**Description of the task:** All of the listing below must be repeated word for word. Pictures are the only thing to omit.
──────── Supplied information
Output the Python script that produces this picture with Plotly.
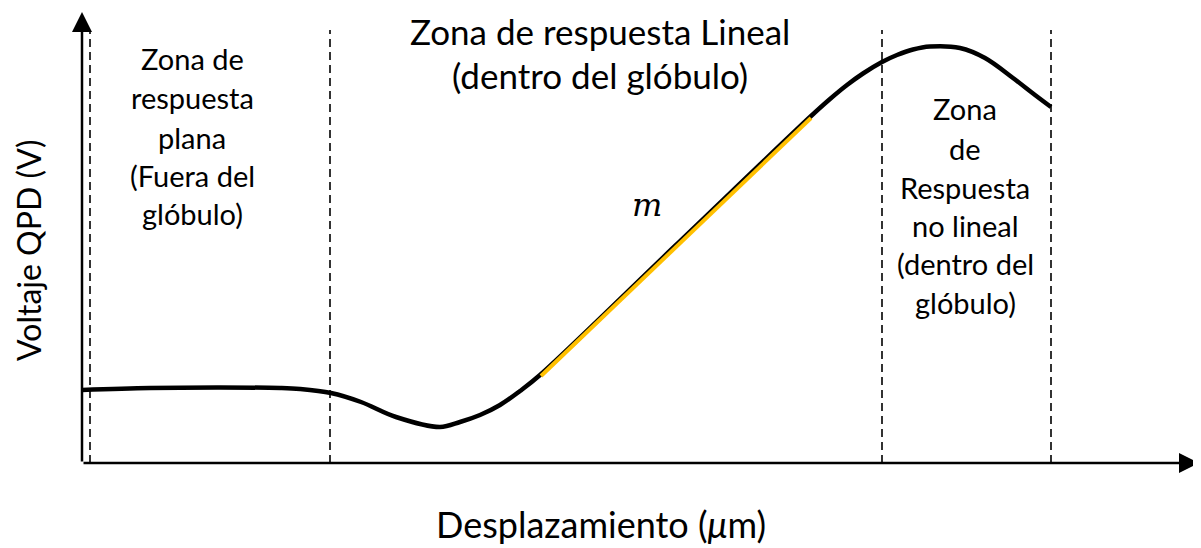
import plotly.graph_objects as go

# curve (arbitrary units, origin at the axes corner)
curve_x = [0, 68, 138, 198, 218, 249, 279, 314, 358, 378, 398, 418, 438, 458,
           593, 728, 748, 765, 781, 800, 815, 831, 848, 878, 903, 931, 953, 969]
curve_y = [73, 75, 75.5, 75, 74, 70, 61, 46, 36, 41, 48, 58, 72, 88,
           217, 346, 364, 378, 389.5, 401, 408, 413.5, 416.5, 415, 405, 385, 368, 356]

# linear zone (slope m)
lin_x = [458, 728]
lin_y = [88, 346]

# zone boundaries
zone_x = [8, 248, 800, 969]
zone_top = 433

left_lines = ["Zona de", "respuesta", "plana", "(Fuera del", "glóbulo)"]
right_lines = ["Zona", "de", "Respuesta", "no lineal", "(dentro del", "glóbulo)"]
top_lines = ["Zona de respuesta Lineal", "(dentro del glóbulo)"]

X_MAX = 1119
Y_MAX = 455
font_main = "Lato, 'Open Sans', sans-serif"

fig = go.Figure()

for xv in zone_x:
    fig.add_shape(type="line", x0=xv, x1=xv, y0=0, y1=zone_top, xref="x", yref="y",
                  line=dict(color="black", width=1.6, dash="8px,5px"))

fig.add_trace(go.Scatter(x=curve_x, y=curve_y, mode="lines",
                         line=dict(color="black", width=4.5, shape="spline", smoothing=1.0),
                         hoverinfo="skip"))
fig.add_trace(go.Scatter(x=[v + 1 for v in lin_x], y=[v - 1 for v in lin_y], mode="lines",
                         line=dict(color="#FFC000", width=4), hoverinfo="skip"))

# axes with arrows
fig.add_annotation(x=1117, y=0, ax=0, ay=0, xref="x", yref="y", axref="x", ayref="y",
                   showarrow=True, arrowhead=2, arrowsize=1.6, arrowwidth=2.5,
                   arrowcolor="black", text="")
fig.add_annotation(x=0, y=451, ax=0, ay=0, xref="x", yref="y", axref="x", ayref="y",
                   showarrow=True, arrowhead=2, arrowsize=1.6, arrowwidth=2.5,
                   arrowcolor="black", text="")

# texts
left_y = [405, 366, 326, 288, 250]
for t, yv in zip(left_lines, left_y):
    fig.add_annotation(x=110, y=yv, text=t, showarrow=False,
                       font=dict(family=font_main, size=29, color="black"))

right_y = [355, 315, 276, 238, 200, 161]
for t, yv in zip(right_lines, right_y):
    fig.add_annotation(x=883, y=yv, text=t, showarrow=False,
                       font=dict(family=font_main, size=29, color="black"))

top_y = [432, 388]
for t, yv in zip(top_lines, top_y):
    fig.add_annotation(x=518, y=yv, text=t, showarrow=False,
                       font=dict(family=font_main, size=35, color="black"))

fig.add_annotation(x=565, y=258, text="<i>m</i>", showarrow=False,
                   font=dict(family="'DejaVu Serif', serif", size=32, color="black"))

fig.add_annotation(x=519 / X_MAX, y=-61 / Y_MAX, xref="paper", yref="paper",
                   xanchor="center", yanchor="middle",
                   text="Desplazamiento (<i>μ</i>m)", showarrow=False,
                   font=dict(family=font_main, size=36, color="black"))
fig.add_annotation(x=-54 / X_MAX, y=213 / Y_MAX, xref="paper", yref="paper",
                   xanchor="center", yanchor="middle",
                   text="Voltaje QPD (V)", showarrow=False, textangle=-90,
                   font=dict(family=font_main, size=32, color="black"))

fig.update_xaxes(range=[0, X_MAX], visible=False, fixedrange=True)
fig.update_yaxes(range=[0, Y_MAX], visible=False, fixedrange=True)
# the page puts the figure 8px in from the window edge
fig.update_layout(width=1201, height=548, margin=dict(l=74, r=8, t=0, b=93),
                  plot_bgcolor="white", paper_bgcolor="white", showlegend=False)

fig.write_html("out.html")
────────────────
**Task output:**
Output the Python script that produces this picture with Plotly.
import plotly.graph_objects as go

# curve (arbitrary units, origin at the axes corner)
curve_x = [0, 68, 138, 198, 218, 249, 279, 314, 358, 378, 398, 418, 438, 458,
           593, 728, 748, 765, 781, 800, 815, 831, 848, 878, 903, 931, 953, 969]
curve_y = [73, 75, 75.5, 75, 74, 70, 61, 46, 36, 41, 48, 58, 72, 88,
           217, 346, 364, 378, 389.5, 401, 408, 413.5, 416.5, 415, 405, 385, 368, 356]

# linear zone (slope m)
lin_x = [458, 728]
lin_y = [88, 346]

# zone boundaries
zone_x = [8, 248, 800, 969]
zone_top = 433

left_lines = ["Zona de", "respuesta", "plana", "(Fuera del", "glóbulo)"]
right_lines = ["Zona", "de", "Respuesta", "no lineal", "(dentro del", "glóbulo)"]
top_lines = ["Zona de respuesta Lineal", "(dentro del glóbulo)"]

X_MAX = 1119
Y_MAX = 455
font_main = "Lato, 'Open Sans', sans-serif"

fig = go.Figure()

for xv in zone_x:
    fig.add_shape(type="line", x0=xv, x1=xv, y0=0, y1=zone_top, xref="x", yref="y",
                  line=dict(color="black", width=1.6, dash="8px,5px"))

fig.add_trace(go.Scatter(x=curve_x, y=curve_y, mode="lines",
                         line=dict(color="black", width=4.5, shape="spline", smoothing=1.0),
                         hoverinfo="skip"))
fig.add_trace(go.Scatter(x=[v + 1 for v in lin_x], y=[v - 1 for v in lin_y], mode="lines",
                         line=dict(color="#FFC000", width=4), hoverinfo="skip"))

# axes with arrows
fig.add_annotation(x=1117, y=0, ax=0, ay=0, xref="x", yref="y", axref="x", ayref="y",
                   showarrow=True, arrowhead=2, arrowsize=1.6, arrowwidth=2.5,
                   arrowcolor="black", text="")
fig.add_annotation(x=0, y=451, ax=0, ay=0, xref="x", yref="y", axref="x", ayref="y",
                   showarrow=True, arrowhead=2, arrowsize=1.6, arrowwidth=2.5,
                   arrowcolor="black", text="")

# texts
left_y = [405, 366, 326, 288, 250]
for t, yv in zip(left_lines, left_y):
    fig.add_annotation(x=110, y=yv, text=t, showarrow=False,
                       font=dict(family=font_main, size=29, color="black"))

right_y = [355, 315, 276, 238, 200, 161]
for t, yv in zip(right_lines, right_y):
    fig.add_annotation(x=883, y=yv, text=t, showarrow=False,
                       font=dict(family=font_main, size=29, color="black"))

top_y = [432, 388]
for t, yv in zip(top_lines, top_y):
    fig.add_annotation(x=518, y=yv, text=t, showarrow=False,
                       font=dict(family=font_main, size=35, color="black"))

fig.add_annotation(x=565, y=258, text="<i>m</i>", showarrow=False,
                   font=dict(family="'DejaVu Serif', serif", size=32, color="black"))

fig.add_annotation(x=519 / X_MAX, y=-61 / Y_MAX, xref="paper", yref="paper",
                   xanchor="center", yanchor="middle",
                   text="Desplazamiento (<i>μ</i>m)", showarrow=False,
                   font=dict(family=font_main, size=36, color="black"))
fig.add_annotation(x=-54 / X_MAX, y=213 / Y_MAX, xref="paper", yref="paper",
                   xanchor="center", yanchor="middle",
                   text="Voltaje QPD (V)", showarrow=False, textangle=-90,
                   font=dict(family=font_main, size=32, color="black"))

fig.update_xaxes(range=[0, X_MAX], visible=False, fixedrange=True)
fig.update_yaxes(range=[0, Y_MAX], visible=False, fixedrange=True)
# the page puts the figure 8px in from the window edge
fig.update_layout(width=1201, height=548, margin=dict(l=74, r=8, t=0, b=93),
                  plot_bgcolor="white", paper_bgcolor="white", showlegend=False)

fig.write_html("out.html")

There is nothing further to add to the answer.